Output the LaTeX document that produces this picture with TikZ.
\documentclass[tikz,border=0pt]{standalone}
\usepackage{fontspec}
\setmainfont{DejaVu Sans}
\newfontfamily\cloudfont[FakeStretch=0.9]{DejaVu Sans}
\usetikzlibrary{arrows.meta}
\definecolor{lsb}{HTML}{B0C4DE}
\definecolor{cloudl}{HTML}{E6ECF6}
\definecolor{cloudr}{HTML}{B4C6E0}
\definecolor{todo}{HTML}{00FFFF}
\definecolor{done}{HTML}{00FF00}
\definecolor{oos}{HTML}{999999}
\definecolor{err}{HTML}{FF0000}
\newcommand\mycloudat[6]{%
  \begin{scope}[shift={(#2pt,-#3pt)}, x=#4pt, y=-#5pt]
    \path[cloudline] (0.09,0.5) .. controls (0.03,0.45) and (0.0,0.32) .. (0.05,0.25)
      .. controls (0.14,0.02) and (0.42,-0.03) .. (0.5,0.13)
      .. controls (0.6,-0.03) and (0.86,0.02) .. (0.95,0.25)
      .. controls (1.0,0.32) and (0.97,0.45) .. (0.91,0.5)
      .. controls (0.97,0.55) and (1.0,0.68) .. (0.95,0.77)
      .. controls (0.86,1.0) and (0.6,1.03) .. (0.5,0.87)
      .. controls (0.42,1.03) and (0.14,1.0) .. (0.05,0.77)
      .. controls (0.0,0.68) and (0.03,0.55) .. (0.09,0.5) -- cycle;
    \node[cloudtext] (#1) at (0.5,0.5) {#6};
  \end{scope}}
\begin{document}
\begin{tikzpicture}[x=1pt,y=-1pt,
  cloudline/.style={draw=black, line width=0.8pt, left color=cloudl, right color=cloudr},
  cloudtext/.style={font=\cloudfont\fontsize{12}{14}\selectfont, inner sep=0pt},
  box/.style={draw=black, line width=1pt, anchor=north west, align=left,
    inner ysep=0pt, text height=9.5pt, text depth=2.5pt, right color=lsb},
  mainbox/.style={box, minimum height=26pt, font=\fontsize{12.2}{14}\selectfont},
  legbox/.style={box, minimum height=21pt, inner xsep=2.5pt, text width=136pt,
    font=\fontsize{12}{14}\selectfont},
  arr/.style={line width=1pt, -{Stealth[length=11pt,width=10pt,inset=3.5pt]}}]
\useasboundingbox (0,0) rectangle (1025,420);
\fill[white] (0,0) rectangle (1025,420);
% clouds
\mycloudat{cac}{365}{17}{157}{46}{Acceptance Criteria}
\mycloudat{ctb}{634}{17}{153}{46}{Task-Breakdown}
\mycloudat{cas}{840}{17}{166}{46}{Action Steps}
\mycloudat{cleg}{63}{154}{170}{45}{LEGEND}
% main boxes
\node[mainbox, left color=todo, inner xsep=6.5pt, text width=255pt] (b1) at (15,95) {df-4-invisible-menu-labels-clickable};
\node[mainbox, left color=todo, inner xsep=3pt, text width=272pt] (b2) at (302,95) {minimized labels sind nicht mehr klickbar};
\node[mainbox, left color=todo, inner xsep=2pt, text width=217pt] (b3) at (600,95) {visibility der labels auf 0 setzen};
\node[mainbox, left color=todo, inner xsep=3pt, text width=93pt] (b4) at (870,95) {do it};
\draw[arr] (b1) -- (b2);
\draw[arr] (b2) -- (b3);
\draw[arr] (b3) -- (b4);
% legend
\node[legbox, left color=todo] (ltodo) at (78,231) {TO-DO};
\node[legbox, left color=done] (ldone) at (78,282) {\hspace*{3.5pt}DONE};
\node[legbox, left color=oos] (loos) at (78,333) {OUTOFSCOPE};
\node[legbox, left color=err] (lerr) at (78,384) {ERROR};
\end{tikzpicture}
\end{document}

--

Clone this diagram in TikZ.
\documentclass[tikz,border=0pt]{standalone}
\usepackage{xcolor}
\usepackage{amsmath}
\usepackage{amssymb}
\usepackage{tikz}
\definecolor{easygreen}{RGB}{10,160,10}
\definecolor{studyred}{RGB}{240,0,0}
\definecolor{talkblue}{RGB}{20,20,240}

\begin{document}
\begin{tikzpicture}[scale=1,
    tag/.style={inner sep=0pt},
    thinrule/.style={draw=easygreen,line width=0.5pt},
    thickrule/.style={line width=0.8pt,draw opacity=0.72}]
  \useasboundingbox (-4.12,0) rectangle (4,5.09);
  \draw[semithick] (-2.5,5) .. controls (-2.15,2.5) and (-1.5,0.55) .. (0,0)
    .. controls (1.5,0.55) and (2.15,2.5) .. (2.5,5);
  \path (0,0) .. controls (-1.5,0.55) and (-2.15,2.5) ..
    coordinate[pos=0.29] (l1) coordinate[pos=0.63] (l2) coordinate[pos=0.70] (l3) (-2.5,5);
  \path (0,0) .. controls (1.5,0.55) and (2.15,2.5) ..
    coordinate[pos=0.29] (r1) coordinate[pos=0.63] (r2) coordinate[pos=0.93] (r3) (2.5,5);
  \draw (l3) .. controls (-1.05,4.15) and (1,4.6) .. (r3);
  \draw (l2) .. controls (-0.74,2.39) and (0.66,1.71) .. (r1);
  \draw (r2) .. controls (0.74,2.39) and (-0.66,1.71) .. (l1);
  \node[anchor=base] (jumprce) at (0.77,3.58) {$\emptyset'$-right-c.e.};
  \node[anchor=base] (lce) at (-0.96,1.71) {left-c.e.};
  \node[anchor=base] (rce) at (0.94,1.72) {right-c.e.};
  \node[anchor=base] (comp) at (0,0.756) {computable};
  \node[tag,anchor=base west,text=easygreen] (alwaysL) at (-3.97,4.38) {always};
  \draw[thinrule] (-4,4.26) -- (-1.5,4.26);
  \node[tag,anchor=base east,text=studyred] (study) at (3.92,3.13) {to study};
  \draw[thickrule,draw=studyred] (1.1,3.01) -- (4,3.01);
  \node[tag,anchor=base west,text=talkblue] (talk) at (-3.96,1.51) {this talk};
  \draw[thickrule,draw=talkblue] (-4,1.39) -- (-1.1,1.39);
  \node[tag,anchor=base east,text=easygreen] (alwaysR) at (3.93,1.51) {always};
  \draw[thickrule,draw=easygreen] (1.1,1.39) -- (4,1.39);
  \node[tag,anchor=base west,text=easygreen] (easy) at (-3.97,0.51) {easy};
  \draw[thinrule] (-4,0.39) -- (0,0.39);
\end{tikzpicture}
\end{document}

■ **What needs to be done**:
Identify and copy lines that hold the string "this".

■ **Worked answer**:
Output the LaTeX document that produces this picture with TikZ.
Clone this diagram in TikZ.
  \node[tag,anchor=base west,text=talkblue] (talk) at (-3.96,1.51) {this talk};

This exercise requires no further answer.